Dezenas de artífices em busca da perfeição se multiplicaram pelo Estado. Carlos Fernando Barth, 48 anos, de Novo Hamburgo, já exportou para Itália, Argentina e Uruguai, além de ter fregueses pelo Brasil. Despacha facas para lugares que nem conhece.
- Quando se vende uma peça, cria-se um vínculo, parece que aquela pessoa se torna amiga - comenta.

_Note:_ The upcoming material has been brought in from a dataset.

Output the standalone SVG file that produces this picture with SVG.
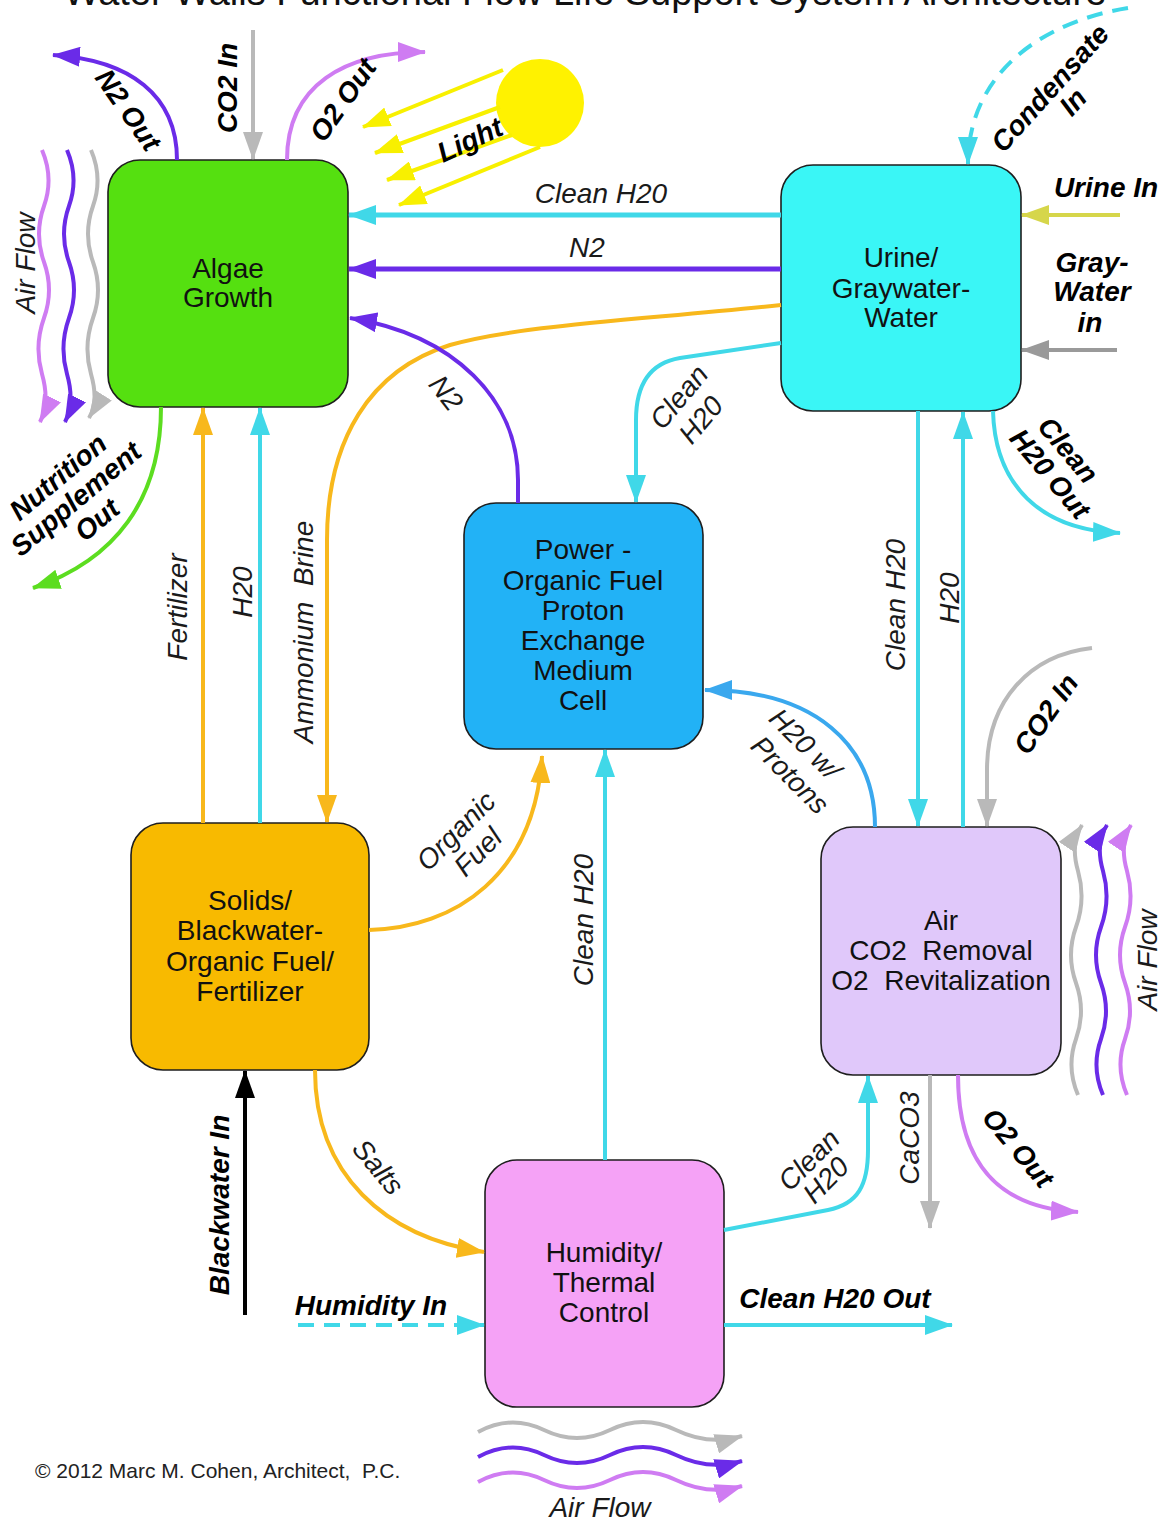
<svg xmlns="http://www.w3.org/2000/svg" width="1169" height="1524" viewBox="0 0 1169 1524">
<style>
text{font-family:"Liberation Sans",Arial,Helvetica,sans-serif}
.title{font-size:38px;fill:#111;text-anchor:middle}
.node rect{stroke:#1e1e1e;stroke-width:1.6}
.nt{font-size:28px;fill:#111;text-anchor:middle}
.lb{font-size:28px;font-style:italic;fill:#1a1a1a;text-anchor:middle}
.bl{font-size:28px;font-style:italic;font-weight:bold;fill:#000;text-anchor:middle}
.c{text-anchor:middle;dominant-baseline:central}
.cn path,.cn line{fill:none;stroke-width:5}
.cy{stroke:#40D8E8}
.pu{stroke:#6A2BE8}
.vi{stroke:#CF7CF2}
.gr{stroke:#B9B9B9}
.or{stroke:#F8B81C}
.gn{stroke:#5CDD20}
.ye{stroke:#F8F000}
.bk{stroke:#000}
.ol{stroke:#D6D64A}
.dg{stroke:#9A9A9A}
.bu{stroke:#3AA8EE}
.w{stroke-width:4 !important}
.dash{stroke-dasharray:16 10}
.copy{font-size:21px;fill:#222}
</style>
<defs>
<marker id="a-cy" viewBox="0 0 28 20" refX="27" refY="10" markerWidth="28" markerHeight="20" markerUnits="userSpaceOnUse" orient="auto"><path d="M0,0 L28,10 L0,20 z" fill="#40D8E8"/></marker>
<marker id="a-pu" viewBox="0 0 28 20" refX="27" refY="10" markerWidth="28" markerHeight="20" markerUnits="userSpaceOnUse" orient="auto"><path d="M0,0 L28,10 L0,20 z" fill="#6A2BE8"/></marker>
<marker id="a-vi" viewBox="0 0 28 20" refX="27" refY="10" markerWidth="28" markerHeight="20" markerUnits="userSpaceOnUse" orient="auto"><path d="M0,0 L28,10 L0,20 z" fill="#CF7CF2"/></marker>
<marker id="a-gr" viewBox="0 0 28 20" refX="27" refY="10" markerWidth="28" markerHeight="20" markerUnits="userSpaceOnUse" orient="auto"><path d="M0,0 L28,10 L0,20 z" fill="#B9B9B9"/></marker>
<marker id="a-or" viewBox="0 0 28 20" refX="27" refY="10" markerWidth="28" markerHeight="20" markerUnits="userSpaceOnUse" orient="auto"><path d="M0,0 L28,10 L0,20 z" fill="#F8B81C"/></marker>
<marker id="a-gn" viewBox="0 0 28 20" refX="27" refY="10" markerWidth="28" markerHeight="20" markerUnits="userSpaceOnUse" orient="auto"><path d="M0,0 L28,10 L0,20 z" fill="#5CDD20"/></marker>
<marker id="a-ye" viewBox="0 0 28 20" refX="27" refY="10" markerWidth="28" markerHeight="20" markerUnits="userSpaceOnUse" orient="auto"><path d="M0,0 L28,10 L0,20 z" fill="#F8F000"/></marker>
<marker id="a-bk" viewBox="0 0 28 20" refX="27" refY="10" markerWidth="28" markerHeight="20" markerUnits="userSpaceOnUse" orient="auto"><path d="M0,0 L28,10 L0,20 z" fill="#000"/></marker>
<marker id="a-ol" viewBox="0 0 28 20" refX="27" refY="10" markerWidth="28" markerHeight="20" markerUnits="userSpaceOnUse" orient="auto"><path d="M0,0 L28,10 L0,20 z" fill="#D6D64A"/></marker>
<marker id="a-dg" viewBox="0 0 28 20" refX="27" refY="10" markerWidth="28" markerHeight="20" markerUnits="userSpaceOnUse" orient="auto"><path d="M0,0 L28,10 L0,20 z" fill="#9A9A9A"/></marker>
<marker id="a-bu" viewBox="0 0 28 20" refX="27" refY="10" markerWidth="28" markerHeight="20" markerUnits="userSpaceOnUse" orient="auto"><path d="M0,0 L28,10 L0,20 z" fill="#3AA8EE"/></marker>
</defs>
<rect x="0" y="0" width="1169" height="1524" fill="#fff"/>
<text class="title" x="585" y="5">Water Walls Functional Flow Life Support System Architecture</text>

<g id="algae" class="node">
<rect x="108" y="160" width="240" height="247" rx="32" fill="#55E010"/>
<text class="nt" x="228" y="278">Algae</text>
<text class="nt" x="228" y="307">Growth</text>
</g>
<g id="urine" class="node">
<rect x="781" y="165" width="240" height="246" rx="32" fill="#3AF6F6"/>
<text class="nt" x="901" y="267">Urine/</text>
<text class="nt" x="901" y="298">Graywater-</text>
<text class="nt" x="901" y="327">Water</text>
</g>
<g id="power" class="node">
<rect x="464" y="503" width="239" height="246" rx="32" fill="#22B2F6"/>
<text class="nt" x="583" y="559">Power -</text>
<text class="nt" x="583" y="590">Organic Fuel</text>
<text class="nt" x="583" y="620">Proton</text>
<text class="nt" x="583" y="650">Exchange</text>
<text class="nt" x="583" y="680">Medium</text>
<text class="nt" x="583" y="710">Cell</text>
</g>
<g id="solids" class="node">
<rect x="131" y="823" width="238" height="247" rx="32" fill="#F8BA00"/>
<text class="nt" x="250" y="910">Solids/</text>
<text class="nt" x="250" y="940">Blackwater-</text>
<text class="nt" x="250" y="971">Organic Fuel/</text>
<text class="nt" x="250" y="1001">Fertilizer</text>
</g>
<g id="air" class="node">
<rect x="821" y="827" width="240" height="248" rx="32" fill="#E0C8FA"/>
<text class="nt" x="941" y="930">Air</text>
<text class="nt" x="941" y="960">CO2&#160; Removal</text>
<text class="nt" x="941" y="990">O2&#160; Revitalization</text>
</g>
<g id="humidity" class="node">
<rect x="485" y="1160" width="239" height="247" rx="32" fill="#F5A2F6"/>
<text class="nt" x="604" y="1262">Humidity/</text>
<text class="nt" x="604" y="1292">Thermal</text>
<text class="nt" x="604" y="1322">Control</text>
</g>

<g id="sun">
<circle cx="540" cy="103" r="44" fill="#FFF200"/>
</g>

<g id="connectors" class="cn">
<path class="cy" d="M781,215 L349,215" marker-end="url(#a-cy)"/>
<path class="pu" d="M781,269 L349,269" marker-end="url(#a-pu)"/>
<path class="or w" d="M781,305 C640,320 520,325 450,345 C370,370 327,440 327,540 L327,822" marker-end="url(#a-or)"/>
<path class="pu w" d="M518,503 L518,480 C518,400 455,335 350,318" marker-end="url(#a-pu)"/>
<path class="cy w" d="M781,343 L680,358 C650,363 636,385 636,420 L636,502" marker-end="url(#a-cy)"/>
<path class="or w" d="M203,823 L203,408" marker-end="url(#a-or)"/>
<path class="cy w" d="M260,823 L260,408" marker-end="url(#a-cy)"/>
<path class="gn w" d="M161,407 C161,500 115,560 33,588" marker-end="url(#a-gn)"/>
<path class="or w" d="M369,930 C455,928 535,875 542,756" marker-end="url(#a-or)"/>
<path class="cy w" d="M605,1160 L605,750" marker-end="url(#a-cy)"/>
<path class="bu w" d="M875,827 C875,745 815,690 705,690" marker-end="url(#a-bu)"/>
<path class="cy w" d="M918,411 L918,826" marker-end="url(#a-cy)"/>
<path class="cy w" d="M963,827 L963,412" marker-end="url(#a-cy)"/>
<path class="cy w" d="M993,411 C995,485 1040,530 1120,533" marker-end="url(#a-cy)"/>
<path class="gr w" d="M1092,648 C1030,655 987,700 987,770 L987,826" marker-end="url(#a-gr)"/>
<path class="gr w" d="M1078,1095 Q1066,1067 1076,1039 T1076,983 T1076,927 T1078,871 T1082,825" marker-end="url(#a-gr)"/>
<path class="pu w" d="M1103,1095 Q1091,1067 1101,1039 T1101,983 T1101,927 T1103,871 T1107,825" marker-end="url(#a-pu)"/>
<path class="vi w" d="M1127,1095 Q1115,1067 1125,1039 T1125,983 T1125,927 T1127,871 T1131,825" marker-end="url(#a-vi)"/>
<path class="gr w" d="M930,1075 L930,1228" marker-end="url(#a-gr)"/>
<path class="vi w" d="M958,1075 C958,1165 1000,1208 1078,1212" marker-end="url(#a-vi)"/>
<path class="cy w" d="M724,1230 L828,1210 C858,1204 868,1185 868,1150 L868,1076" marker-end="url(#a-cy)"/>
<path class="cy w" d="M724,1325 L952,1325" marker-end="url(#a-cy)"/>
<path class="or w" d="M315,1070 C315,1175 385,1237 484,1252" marker-end="url(#a-or)"/>
<path class="bk w" d="M245,1315 L245,1071" marker-end="url(#a-bk)"/>
<path class="cy w dash" d="M298,1325 L484,1325" marker-end="url(#a-cy)"/>
<path class="gr w" d="M478,1432 Q511,1414 544,1430 T610,1430 T676,1430 T742,1436" marker-end="url(#a-gr)"/>
<path class="pu w" d="M478,1457 Q511,1439 544,1455 T610,1455 T676,1455 T742,1461" marker-end="url(#a-pu)"/>
<path class="vi w" d="M478,1482 Q511,1464 544,1480 T610,1480 T676,1480 T742,1486" marker-end="url(#a-vi)"/>
<path class="pu w" d="M177,160 C177,95 130,60 53,55" marker-end="url(#a-pu)"/>
<path class="gr w" d="M253,30 L253,159" marker-end="url(#a-gr)"/>
<path class="vi w" d="M287,160 C287,85 345,52 425,52" marker-end="url(#a-vi)"/>
<path class="ye w" d="M503,70 L363,127" marker-end="url(#a-ye)"/>
<path class="ye w" d="M500,107 L375,153" marker-end="url(#a-ye)"/>
<path class="ye w" d="M512,135 L387,180" marker-end="url(#a-ye)"/>
<path class="ye w" d="M540,147 L399,205" marker-end="url(#a-ye)"/>
<path class="vi w" d="M42,150 Q54,178 44,206 T44,262 T44,318 T42,374 T40,422" marker-end="url(#a-vi)"/>
<path class="pu w" d="M67,150 Q79,178 69,206 T69,262 T69,318 T67,374 T65,422" marker-end="url(#a-pu)"/>
<path class="gr w" d="M91,150 Q103,178 93,206 T93,262 T93,318 T91,374 T89,418" marker-end="url(#a-gr)"/>
<path class="cy w dash" d="M1128,8 C1040,22 968,75 968,164" marker-end="url(#a-cy)"/>
<path class="ol w" d="M1120,215 L1022,215" marker-end="url(#a-ol)"/>
<path class="dg w" d="M1117,350 L1022,350" marker-end="url(#a-dg)"/>
</g>

<g id="labels">
<text class="lb" x="601" y="203">Clean H20</text>
<text class="lb" x="587" y="257">N2</text>
<text class="lb c" transform="translate(303,632) rotate(-90)">Ammonium&#160; Brine</text>
<text class="lb c" transform="translate(446,393) rotate(52)">N2</text>
<text class="lb c" transform="translate(679,397) rotate(-50)">Clean</text>
<text class="lb c" transform="translate(701,420) rotate(-50)">H20</text>
<text class="lb c" transform="translate(177,607) rotate(-90)">Fertilizer</text>
<text class="lb c" transform="translate(242,592) rotate(-90)">H20</text>
<text class="bl c" transform="translate(58,477) rotate(-40)">Nutrition</text>
<text class="bl c" transform="translate(76,499) rotate(-40)">Supplement</text>
<text class="bl c" transform="translate(97,520) rotate(-40)">Out</text>
<text class="lb c" transform="translate(456,831) rotate(-45)">Organic</text>
<text class="lb c" transform="translate(478,852) rotate(-45)">Fuel</text>
<text class="lb c" transform="translate(583,920) rotate(-90)">Clean H20</text>
<text class="lb c" transform="translate(805,744) rotate(45)">H20 w/</text>
<text class="lb c" transform="translate(790,775) rotate(45)">Protons</text>
<text class="lb c" transform="translate(895,605) rotate(-90)">Clean H20</text>
<text class="lb c" transform="translate(949,598) rotate(-90)">H20</text>
<text class="bl c" transform="translate(1068,450) rotate(50)">Clean</text>
<text class="bl c" transform="translate(1050,474) rotate(50)">H20 Out</text>
<text class="bl c" transform="translate(1046,714) rotate(-55)">CO2 In</text>
<text class="lb c" transform="translate(1147,960) rotate(-90)">Air Flow</text>
<text class="lb c" transform="translate(909,1138) rotate(-90)">CaCO3</text>
<text class="bl c" transform="translate(1018,1148) rotate(50)">O2 Out</text>
<text class="lb c" transform="translate(809,1160) rotate(-45)">Clean</text>
<text class="lb c" transform="translate(826,1180) rotate(-45)">H20</text>
<text class="bl" x="835" y="1308">Clean H20 Out</text>
<text class="lb c" transform="translate(378,1167) rotate(50)">Salts</text>
<text class="bl c" transform="translate(219,1205) rotate(-90)">Blackwater In</text>
<text class="bl" x="371" y="1315">Humidity In</text>
<text class="lb" x="600" y="1517">Air Flow</text>
<text class="bl c" transform="translate(128,110) rotate(55)">N2 Out</text>
<text class="bl c" transform="translate(227,88) rotate(-90)">CO2 In</text>
<text class="bl c" transform="translate(343,100) rotate(-55)">O2 Out</text>
<text class="bl c" transform="translate(470,140) rotate(-25)">Light</text>
<text class="lb c" transform="translate(25,263) rotate(-90)">Air Flow</text>
<text class="bl c" transform="translate(1050,88) rotate(-48)">Condensate</text>
<text class="bl c" transform="translate(1073,102) rotate(-48)">In</text>
<text class="bl" x="1106" y="197">Urine In</text>
<text class="bl" x="1092" y="272">Gray-</text>
<text class="bl" x="1092" y="301">Water</text>
<text class="bl" x="1090" y="332">in</text>
<text class="copy" x="35" y="1478">© 2012 Marc M. Cohen, Architect,&#160; P.C.</text>
</g>
</svg>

Barth trabalha por encomenda, produz em torno de cinco facas por mês e vive exclusivamente da sua forja. Tenta adaptar-se ao gosto dos clientes, que sugerem o formato de lâminas e enviam material exótico para a confecção dos cabos, como marfim de mamute e até osso de canela de girafa. Outros querem madeira nobre, com enfeites em ouro e prata.
- Cada peça é única, o limite é o que o cliente desejar - diz Barth, que tem preços entre R$ 300 e R$ 1,8 mil.
O mercado é tão próspero que o cuteleiro Eduardo Cunha, 41 anos, de Araricá, evoluiu para empresário. Mantém a linha artesanal (marca Criolla) que o projetou, com produtos em aço damasco e forjado, que foram parar nos EUA, na Rússia, na África e na Itália. Mas também decidiu fabricar em série (marcas Rodeio e Fortis) para conseguir atender as encomendas.
Cunha diz que empresas compram lotes - entre 200 e 500 unidades - para brindar clientes ou funcionários em datas comemorativas. Algumas pedem que as peças tenham uma logomarca adicional, da sua empresa. Também cresceu o interesse por conjuntos de trinchadores (faca, chaira e garfo) e para chefs de cozinha.
- As pessoas costumam comprar apenas um jogo de espeto e de talheres. Mas, quando se trata de faca, continuam comprando, colecionando - diz Cunha.